Photo by Megan Kilpatrick
Heaven Sent and All That I Remember slowed it down for a beat, giving the crowd a chance to catch their breath, but the intensity never dropped. When It’s Hell Down Here and All My Friends Are Dead hit, the pit erupted again — chaos and catharsis crashing together. You could feel the songs punching straight through the chest, and everyone was hanging on for every drum hit.
The band stepped back during House of Cards and Chasing Ghosts, letting the crowd take over the choruses. It was insane — thousands of voices uniting in a way that felt almost spiritual. Don’t Lean on Me and Bleed tore through the venue next, with bodies bouncing, fists raised, everyone losing themselves completely.
Photo by Megan Kilpatrick
Photo by Megan Kilpatrick
Photo by Megan Kilpatrick
Then came I See Dead People and Open Letter, darker and heavier, and you could feel the emotion in the room thicken.
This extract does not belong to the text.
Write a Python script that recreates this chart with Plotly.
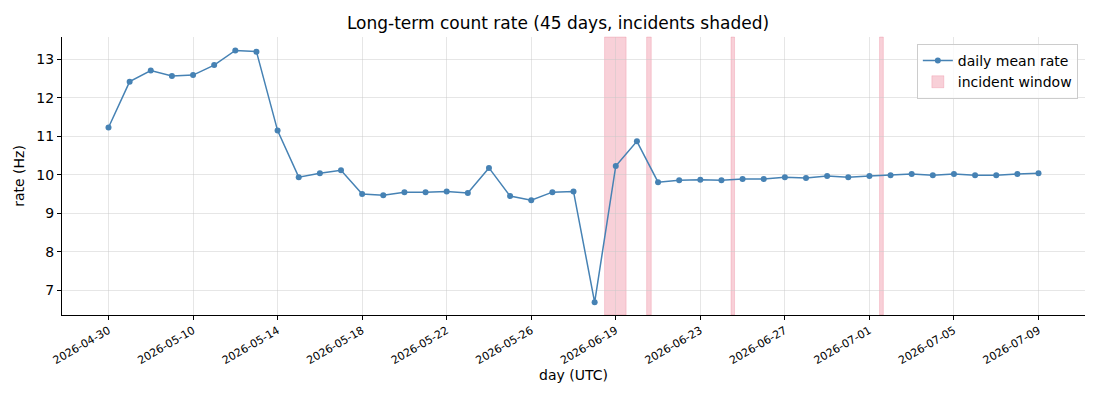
import plotly.graph_objects as go

# daily mean rate, one value per day (45 days)
rate = [
    11.23, 12.42, 12.71, 12.57, 12.59, 12.85, 13.23, 13.20, 11.15, 9.94,
    10.04, 10.12, 9.50, 9.47, 9.55, 9.55, 9.57, 9.53, 10.18, 9.45,
    9.34, 9.55, 9.57, 6.69, 10.23, 10.87, 9.81, 9.86, 9.87, 9.86,
    9.89, 9.89, 9.94, 9.92, 9.97, 9.94, 9.97, 9.99, 10.02, 9.99,
    10.02, 9.99, 9.99, 10.02, 10.04,
]
day_idx = list(range(len(rate)))

tick_pos = [0, 4, 8, 12, 16, 20, 24, 28, 32, 36, 40, 44]
tick_text = [
    "2026-04-30", "2026-05-10", "2026-05-14", "2026-05-18", "2026-05-22",
    "2026-05-26", "2026-06-19", "2026-06-23", "2026-06-27", "2026-07-01",
    "2026-07-05", "2026-07-09",
]

# incident windows (start, end) in day-index units
inc_start = [23.47, 25.46, 29.45, 36.48]
inc_end = [24.49, 25.68, 29.62, 36.66]

fig = go.Figure()

for i, (a, b) in enumerate(zip(inc_start, inc_end)):
    fig.add_shape(
        type="rect", xref="x", yref="y domain",
        x0=a, x1=b, y0=0, y1=1,
        fillcolor="rgba(220,20,60,0.2)",
        line=dict(color="rgba(220,20,60,0.15)", width=1),
        layer="below",
        name="incident window",
        showlegend=(i == 0),
        legendrank=2,
    )

fig.add_trace(go.Scatter(
    x=day_idx, y=rate, mode="lines+markers",
    name="daily mean rate",
    line=dict(color="#4682b4", width=1.5),
    marker=dict(color="#4682b4", size=6),
    legendrank=1,
))

axis_common = dict(
    showline=True, linecolor="black", linewidth=1,
    ticks="outside", ticklen=4, tickcolor="black",
    showgrid=True, gridcolor="rgba(200,200,200,0.45)", gridwidth=0.8,
    zeroline=False, mirror=False,
)

fig.update_xaxes(
    **axis_common,
    range=[-2.2, 46.2],
    tickmode="array", tickvals=tick_pos, ticktext=tick_text,
    tickangle=-30, tickfont=dict(size=11),
    title=dict(text="day (UTC)", font=dict(size=14), standoff=4),
)
fig.update_yaxes(
    **axis_common,
    range=[6.36, 13.58],
    tickvals=[7, 8, 9, 10, 11, 12, 13],
    tickfont=dict(size=14),
    title=dict(text="rate (Hz)", font=dict(size=14), standoff=8),
)

fig.update_layout(
    width=1100, height=400,
    margin=dict(l=54, r=23, t=29, b=93),
    paper_bgcolor="white", plot_bgcolor="white",
    font=dict(family="DejaVu Sans", color="black", size=14),
    title=dict(
        text="Long-term count rate (45 days, incidents shaded)",
        x=0.5, xanchor="center", y=0.9625, yanchor="middle",
        font=dict(size=17),
    ),
    legend=dict(
        x=0.993, xanchor="right", y=0.975, yanchor="top",
        bordercolor="#cccccc", borderwidth=1,
        bgcolor="rgba(255,255,255,0.8)",
        font=dict(size=14),
    ),
    showlegend=True,
)

fig.write_html("out.html")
Death’s Hand sent the pit into full carnage, every breakdown a wave of pure adrenaline. By the time All Fucked Up, Youngbloods, and Soak Me in Bleach closed the night, the room was a mess of sweat, voices gone, and grins plastered on everyone’s faces.
By the end, it was clear that The Amity Affliction aren’t only a heavy band, they’re a lifeline, a soundtrack to growing up, to surviving, to screaming when you’ve had enough. And on that night, every person in that venue was living it with them, in full, raw, unfiltered chaos.